Back again
This blog seems to have developed in spurts of activity followed by long lulls. What does it take to encourage more sustained activity?*
I’m currently teaching a course called ‘Teaching and Learning with Emerging Technologies’. This course encompasses a broad range of such technologies - wikis, blogs, podcasts, etc. - but also technologically-mediated initiatives such as Open Educational Resources. My main focus for the past five years (yikes!) has been on wikis, the ‘wiki way’, and their implications for education and society. This course now offers me a chance to explore my perspectives through teaching - as well as to learn from other course participants. I will also be engaging with technologies that I know relatively little about - my only actual experience with Second Life so far is of the comedic walking into the wall variety!
So, this post is both to prompt me to renew my commitment to use this space, and to show the course participants that we’re truly in this together! (And, for the curious, there’s more info than you’ll ever want to know about me on this page.)
But I’m also excited to teach and learn in this emerging field. My thesis has made me kinda fatigued about wikis (!), but preparing for this course has given me fresh perspective.

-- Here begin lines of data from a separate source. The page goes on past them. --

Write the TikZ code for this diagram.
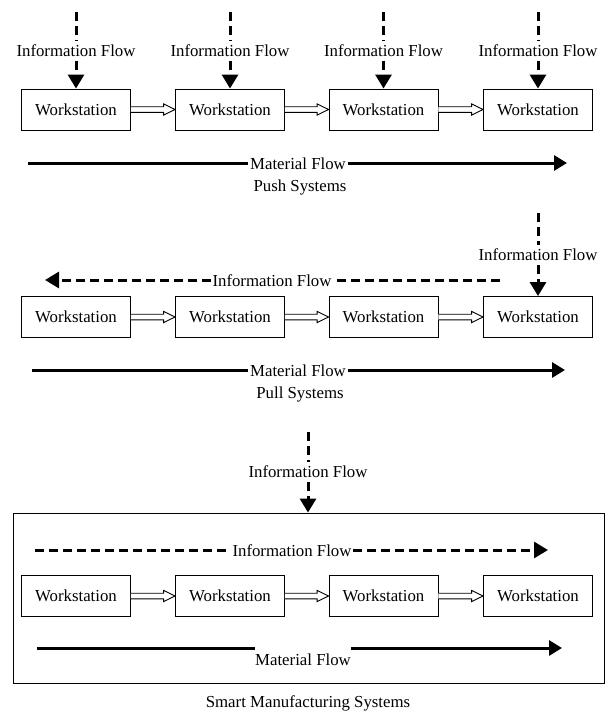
\documentclass[tikz,border=0pt]{standalone}
\usepackage{fontspec}
\setmainfont{Liberation Serif}
\usetikzlibrary{arrows.meta,calc}

\tikzset{
  ws/.style={draw, line width=0.9pt, minimum width=109pt, minimum height=41pt,
             inner sep=0pt, fill=white},
  vlbl/.style={inner xsep=0pt, inner ysep=4pt},
  hlbl/.style={inner xsep=1.5pt, inner ysep=0pt},
  dashline/.style={line width=3pt, dash pattern=on 9pt off 5pt},
  infoflow/.style={dashline, -{Triangle[length=14pt,width=16pt]}},
  solidline/.style={line width=3pt},
  matflow/.style={solidline, -{Triangle[length=13pt,width=15pt]}},
  hollow/.style={line width=0.9pt, fill=white, line join=miter},
  frame/.style={draw, line width=0.9pt},
}

% open block arrow between two workstations
\newcommand\hollowlink[2]{%
  \draw[hollow] ($(#1.east)+(0,-2.8)$) -- ($(#2.west)+(-11.5,-2.8)$)
    -- ($(#2.west)+(-11.5,-5.6)$) -- (#2.west) -- ($(#2.west)+(-11.5,5.6)$)
    -- ($(#2.west)+(-11.5,2.8)$) -- ($(#1.east)+(0,2.8)$);}

\begin{document}
\begin{tikzpicture}[x=1pt, y=-1pt, font=\fontsize{16.8}{20}\selectfont]
\useasboundingbox (0,0) rectangle (608,715);

% ---------------- Push systems ----------------
\foreach \i/\x in {1/76, 2/230, 3/383.5, 4/538}{
  \node[ws] (pa\i) at (\x,109.5) {Workstation};
  \coordinate (pi\i) at (\x,12);
  \node[vlbl] (pl\i) at (\x,50.5) {Information Flow};
  \draw[dashline] (pi\i) -- (pl\i.north);
  \draw[infoflow] (pl\i.south) -- (pa\i.north);
}
\hollowlink{pa1}{pa2}
\hollowlink{pa2}{pa3}
\hollowlink{pa3}{pa4}
\coordinate (pm0) at (28,163);
\coordinate (pm1) at (567,163);
\node[hlbl] (pml) at (298,164) {Material Flow};
\draw[solidline] (pm0) -- (pml.west |- pm0);
\draw[matflow] (pml.east |- pm0) -- (pm1);
\node (pushcap) at (300,187) {Push Systems};

% ---------------- Pull systems ----------------
\foreach \i/\x in {1/76, 2/230, 3/383.5, 4/538}{
  \node[ws] (pb\i) at (\x,317) {Workstation};
}
\hollowlink{pb1}{pb2}
\hollowlink{pb2}{pb3}
\hollowlink{pb3}{pb4}
\coordinate (pt) at (538,213);
\node[vlbl] (ptl) at (538,255) {Information Flow};
\draw[dashline] (pt) -- (ptl.north);
\draw[infoflow] (ptl.south) -- (pb4.north);
\coordinate (ph0) at (500,280);
\coordinate (ph1) at (45,280);
\node[hlbl] (phl) at (272,281) {Information Flow};
\draw[dashline] (ph0) -- (phl.east |- ph0);
\draw[infoflow] (phl.west |- ph0) -- (ph1);
\coordinate (qm0) at (32,370);
\coordinate (qm1) at (565,370);
\node[hlbl] (qml) at (298,371) {Material Flow};
\draw[solidline] (qm0) -- (qml.west |- qm0);
\draw[matflow] (qml.east |- qm0) -- (qm1);
\node (pullcap) at (300,394) {Pull Systems};

% ---------------- Smart manufacturing systems ----------------
\node[frame, minimum width=591pt, minimum height=170pt, inner sep=0pt]
  (smart) at (308.5,598) {};
\foreach \i/\x in {1/76, 2/230, 3/383.5, 4/538}{
  \node[ws] (sc\i) at (\x,596) {Workstation};
}
\hollowlink{sc1}{sc2}
\hollowlink{sc2}{sc3}
\hollowlink{sc3}{sc4}
\coordinate (st) at (308,432);
\node[vlbl] (stl) at (308,472) {Information Flow};
\draw[dashline] (st) -- (stl.north);
\draw[infoflow] (stl.south) -- (smart.north -| st);
\coordinate (sh0) at (35,550);
\coordinate (sh1) at (548,550);
\node[hlbl] (shl) at (292,551) {Information Flow};
\draw[dashline] (sh0) -- (shl.west |- sh0);
\draw[infoflow] (shl.east |- sh0) -- (sh1);
\coordinate (sm0) at (37,648);
\coordinate (sm1) at (562,648);
\node[inner xsep=0pt] (smlbl) at (303,660) {Material Flow};
\draw[solidline] (sm0) -- (smlbl.west |- sm0);
\draw[matflow] (smlbl.east |- sm0) -- (sm1);
\node (smartcap) at (308,703) {Smart Manufacturing Systems};
\end{tikzpicture}
\end{document}
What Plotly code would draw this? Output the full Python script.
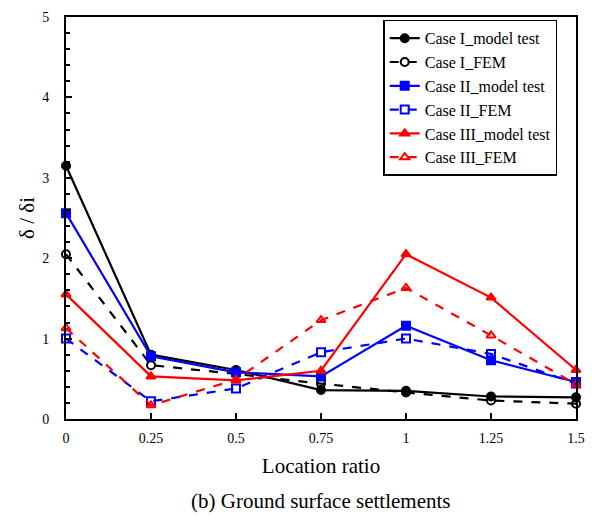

Part of the course is to get out of our comfort zones, to explore and to experiment - and I’ve been doing that already! I’d love to hear other people’s experiences on using emerging technologies for education - in the widest sense of the word.
C
* This brings to mind Stephen Downes’s article on Educational Blogging. In it, he quotes Will Richardson:
“By its very nature, assigned blogging in schools cannot be blogging. It’s contrived. No matter how much we want to spout off about the wonders of audience and readership, students who are asked to blog are blogging for an audience of one, the teacher. [When the semester ends] students drop blogging like wet cement.”
As part of the course, I am asking participants to set up their own blogs. What can I/they do to sustain momentum? Personally, I have to say it’s much more motivating when people leave comments - when I feel I am engaging with someone else, as opposed to ’shouting into the wind’. As part of a course, I’ll be leaving comments on other participants’ blogs, and I hope they will do likewise. But after the course - what happens?